Source material
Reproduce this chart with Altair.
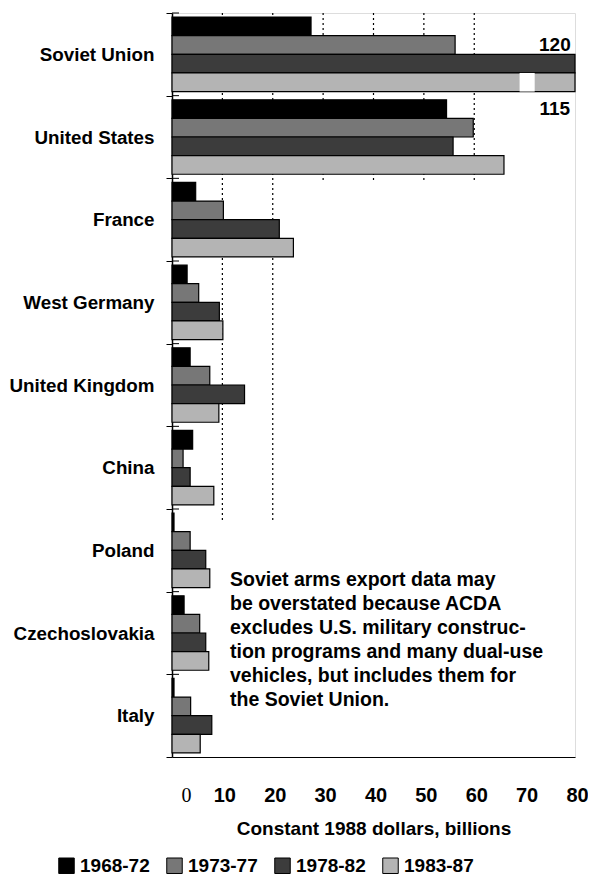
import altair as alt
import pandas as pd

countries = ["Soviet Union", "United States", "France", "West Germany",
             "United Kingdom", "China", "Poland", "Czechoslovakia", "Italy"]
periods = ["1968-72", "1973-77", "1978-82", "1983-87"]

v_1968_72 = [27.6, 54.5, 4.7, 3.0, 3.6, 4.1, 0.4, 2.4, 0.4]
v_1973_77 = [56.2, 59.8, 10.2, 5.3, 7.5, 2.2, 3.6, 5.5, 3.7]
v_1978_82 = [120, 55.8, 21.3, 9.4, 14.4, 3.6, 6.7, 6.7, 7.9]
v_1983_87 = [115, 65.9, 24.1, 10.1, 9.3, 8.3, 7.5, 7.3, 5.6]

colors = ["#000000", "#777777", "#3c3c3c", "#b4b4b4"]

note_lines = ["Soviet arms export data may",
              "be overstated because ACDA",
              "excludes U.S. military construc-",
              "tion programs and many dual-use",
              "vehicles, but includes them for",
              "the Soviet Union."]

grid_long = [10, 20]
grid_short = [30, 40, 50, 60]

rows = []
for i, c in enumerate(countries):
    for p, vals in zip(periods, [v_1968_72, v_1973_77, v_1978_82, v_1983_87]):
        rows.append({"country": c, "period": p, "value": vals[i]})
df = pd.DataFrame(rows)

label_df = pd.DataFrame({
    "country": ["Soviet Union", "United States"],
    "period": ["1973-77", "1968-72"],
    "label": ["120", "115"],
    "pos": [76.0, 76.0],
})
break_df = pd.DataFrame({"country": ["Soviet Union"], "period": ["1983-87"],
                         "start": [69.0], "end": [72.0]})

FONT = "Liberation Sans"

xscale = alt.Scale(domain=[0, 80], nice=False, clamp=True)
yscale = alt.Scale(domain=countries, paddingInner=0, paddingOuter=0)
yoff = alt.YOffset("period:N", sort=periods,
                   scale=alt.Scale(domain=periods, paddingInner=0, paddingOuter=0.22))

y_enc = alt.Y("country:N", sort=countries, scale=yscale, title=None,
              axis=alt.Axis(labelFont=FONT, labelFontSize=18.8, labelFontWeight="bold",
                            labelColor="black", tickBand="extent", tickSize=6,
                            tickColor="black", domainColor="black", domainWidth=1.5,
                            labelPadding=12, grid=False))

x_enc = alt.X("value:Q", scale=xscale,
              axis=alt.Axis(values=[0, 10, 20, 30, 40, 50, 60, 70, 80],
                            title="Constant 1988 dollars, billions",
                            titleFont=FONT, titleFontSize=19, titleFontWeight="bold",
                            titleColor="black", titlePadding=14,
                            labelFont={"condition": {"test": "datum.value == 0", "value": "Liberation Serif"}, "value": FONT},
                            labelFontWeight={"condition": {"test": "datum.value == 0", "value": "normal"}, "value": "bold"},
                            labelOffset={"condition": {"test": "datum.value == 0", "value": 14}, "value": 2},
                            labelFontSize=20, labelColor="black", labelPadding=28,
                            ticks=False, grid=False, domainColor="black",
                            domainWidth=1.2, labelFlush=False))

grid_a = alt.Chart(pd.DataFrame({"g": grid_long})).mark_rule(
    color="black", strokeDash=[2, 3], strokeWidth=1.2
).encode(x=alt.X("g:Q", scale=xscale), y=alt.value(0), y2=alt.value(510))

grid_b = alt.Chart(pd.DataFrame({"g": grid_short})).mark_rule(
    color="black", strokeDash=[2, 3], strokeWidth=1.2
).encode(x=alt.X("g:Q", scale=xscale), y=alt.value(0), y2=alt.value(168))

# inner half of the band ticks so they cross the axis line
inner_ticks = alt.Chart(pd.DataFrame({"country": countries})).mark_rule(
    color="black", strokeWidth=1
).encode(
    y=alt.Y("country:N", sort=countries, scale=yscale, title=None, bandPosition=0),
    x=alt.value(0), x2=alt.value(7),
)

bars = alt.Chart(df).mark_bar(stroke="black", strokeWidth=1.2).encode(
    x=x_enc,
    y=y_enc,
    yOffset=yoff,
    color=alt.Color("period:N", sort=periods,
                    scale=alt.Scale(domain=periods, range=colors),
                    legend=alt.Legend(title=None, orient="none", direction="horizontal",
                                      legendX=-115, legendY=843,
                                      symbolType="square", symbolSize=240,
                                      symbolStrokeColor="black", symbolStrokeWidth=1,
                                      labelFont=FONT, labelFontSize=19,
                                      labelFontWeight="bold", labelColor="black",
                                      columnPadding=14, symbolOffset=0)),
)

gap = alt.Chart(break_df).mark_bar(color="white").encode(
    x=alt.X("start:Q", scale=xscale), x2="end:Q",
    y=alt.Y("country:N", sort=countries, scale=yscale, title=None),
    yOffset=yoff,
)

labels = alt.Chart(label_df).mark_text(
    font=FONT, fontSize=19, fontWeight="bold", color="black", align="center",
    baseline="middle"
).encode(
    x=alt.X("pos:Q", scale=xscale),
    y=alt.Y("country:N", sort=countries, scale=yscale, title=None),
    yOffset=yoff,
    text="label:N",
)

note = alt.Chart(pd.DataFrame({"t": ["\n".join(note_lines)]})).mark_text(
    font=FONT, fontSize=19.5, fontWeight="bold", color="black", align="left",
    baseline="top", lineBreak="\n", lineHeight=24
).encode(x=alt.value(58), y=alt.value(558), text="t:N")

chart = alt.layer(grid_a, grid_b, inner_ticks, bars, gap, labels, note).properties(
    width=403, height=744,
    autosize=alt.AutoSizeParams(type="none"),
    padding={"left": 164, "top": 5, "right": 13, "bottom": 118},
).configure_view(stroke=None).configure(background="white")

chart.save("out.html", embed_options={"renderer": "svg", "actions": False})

Task objective
Leave out the pictures and restate everything else word for word.

Output for this task
Reproduce this chart with Altair.
import altair as alt
import pandas as pd

countries = ["Soviet Union", "United States", "France", "West Germany",
             "United Kingdom", "China", "Poland", "Czechoslovakia", "Italy"]
periods = ["1968-72", "1973-77", "1978-82", "1983-87"]

v_1968_72 = [27.6, 54.5, 4.7, 3.0, 3.6, 4.1, 0.4, 2.4, 0.4]
v_1973_77 = [56.2, 59.8, 10.2, 5.3, 7.5, 2.2, 3.6, 5.5, 3.7]
v_1978_82 = [120, 55.8, 21.3, 9.4, 14.4, 3.6, 6.7, 6.7, 7.9]
v_1983_87 = [115, 65.9, 24.1, 10.1, 9.3, 8.3, 7.5, 7.3, 5.6]

colors = ["#000000", "#777777", "#3c3c3c", "#b4b4b4"]

note_lines = ["Soviet arms export data may",
              "be overstated because ACDA",
              "excludes U.S. military construc-",
              "tion programs and many dual-use",
              "vehicles, but includes them for",
              "the Soviet Union."]

grid_long = [10, 20]
grid_short = [30, 40, 50, 60]

rows = []
for i, c in enumerate(countries):
    for p, vals in zip(periods, [v_1968_72, v_1973_77, v_1978_82, v_1983_87]):
        rows.append({"country": c, "period": p, "value": vals[i]})
df = pd.DataFrame(rows)

label_df = pd.DataFrame({
    "country": ["Soviet Union", "United States"],
    "period": ["1973-77", "1968-72"],
    "label": ["120", "115"],
    "pos": [76.0, 76.0],
})
break_df = pd.DataFrame({"country": ["Soviet Union"], "period": ["1983-87"],
                         "start": [69.0], "end": [72.0]})

FONT = "Liberation Sans"

xscale = alt.Scale(domain=[0, 80], nice=False, clamp=True)
yscale = alt.Scale(domain=countries, paddingInner=0, paddingOuter=0)
yoff = alt.YOffset("period:N", sort=periods,
                   scale=alt.Scale(domain=periods, paddingInner=0, paddingOuter=0.22))

y_enc = alt.Y("country:N", sort=countries, scale=yscale, title=None,
              axis=alt.Axis(labelFont=FONT, labelFontSize=18.8, labelFontWeight="bold",
                            labelColor="black", tickBand="extent", tickSize=6,
                            tickColor="black", domainColor="black", domainWidth=1.5,
                            labelPadding=12, grid=False))

x_enc = alt.X("value:Q", scale=xscale,
              axis=alt.Axis(values=[0, 10, 20, 30, 40, 50, 60, 70, 80],
                            title="Constant 1988 dollars, billions",
                            titleFont=FONT, titleFontSize=19, titleFontWeight="bold",
                            titleColor="black", titlePadding=14,
                            labelFont={"condition": {"test": "datum.value == 0", "value": "Liberation Serif"}, "value": FONT},
                            labelFontWeight={"condition": {"test": "datum.value == 0", "value": "normal"}, "value": "bold"},
                            labelOffset={"condition": {"test": "datum.value == 0", "value": 14}, "value": 2},
                            labelFontSize=20, labelColor="black", labelPadding=28,
                            ticks=False, grid=False, domainColor="black",
                            domainWidth=1.2, labelFlush=False))

grid_a = alt.Chart(pd.DataFrame({"g": grid_long})).mark_rule(
    color="black", strokeDash=[2, 3], strokeWidth=1.2
).encode(x=alt.X("g:Q", scale=xscale), y=alt.value(0), y2=alt.value(510))

grid_b = alt.Chart(pd.DataFrame({"g": grid_short})).mark_rule(
    color="black", strokeDash=[2, 3], strokeWidth=1.2
).encode(x=alt.X("g:Q", scale=xscale), y=alt.value(0), y2=alt.value(168))

# inner half of the band ticks so they cross the axis line
inner_ticks = alt.Chart(pd.DataFrame({"country": countries})).mark_rule(
    color="black", strokeWidth=1
).encode(
    y=alt.Y("country:N", sort=countries, scale=yscale, title=None, bandPosition=0),
    x=alt.value(0), x2=alt.value(7),
)

bars = alt.Chart(df).mark_bar(stroke="black", strokeWidth=1.2).encode(
    x=x_enc,
    y=y_enc,
    yOffset=yoff,
    color=alt.Color("period:N", sort=periods,
                    scale=alt.Scale(domain=periods, range=colors),
                    legend=alt.Legend(title=None, orient="none", direction="horizontal",
                                      legendX=-115, legendY=843,
                                      symbolType="square", symbolSize=240,
                                      symbolStrokeColor="black", symbolStrokeWidth=1,
                                      labelFont=FONT, labelFontSize=19,
                                      labelFontWeight="bold", labelColor="black",
                                      columnPadding=14, symbolOffset=0)),
)

gap = alt.Chart(break_df).mark_bar(color="white").encode(
    x=alt.X("start:Q", scale=xscale), x2="end:Q",
    y=alt.Y("country:N", sort=countries, scale=yscale, title=None),
    yOffset=yoff,
)

labels = alt.Chart(label_df).mark_text(
    font=FONT, fontSize=19, fontWeight="bold", color="black", align="center",
    baseline="middle"
).encode(
    x=alt.X("pos:Q", scale=xscale),
    y=alt.Y("country:N", sort=countries, scale=yscale, title=None),
    yOffset=yoff,
    text="label:N",
)

note = alt.Chart(pd.DataFrame({"t": ["\n".join(note_lines)]})).mark_text(
    font=FONT, fontSize=19.5, fontWeight="bold", color="black", align="left",
    baseline="top", lineBreak="\n", lineHeight=24
).encode(x=alt.value(58), y=alt.value(558), text="t:N")

chart = alt.layer(grid_a, grid_b, inner_ticks, bars, gap, labels, note).properties(
    width=403, height=744,
    autosize=alt.AutoSizeParams(type="none"),
    padding={"left": 164, "top": 5, "right": 13, "bottom": 118},
).configure_view(stroke=None).configure(background="white")

chart.save("out.html", embed_options={"renderer": "svg", "actions": False})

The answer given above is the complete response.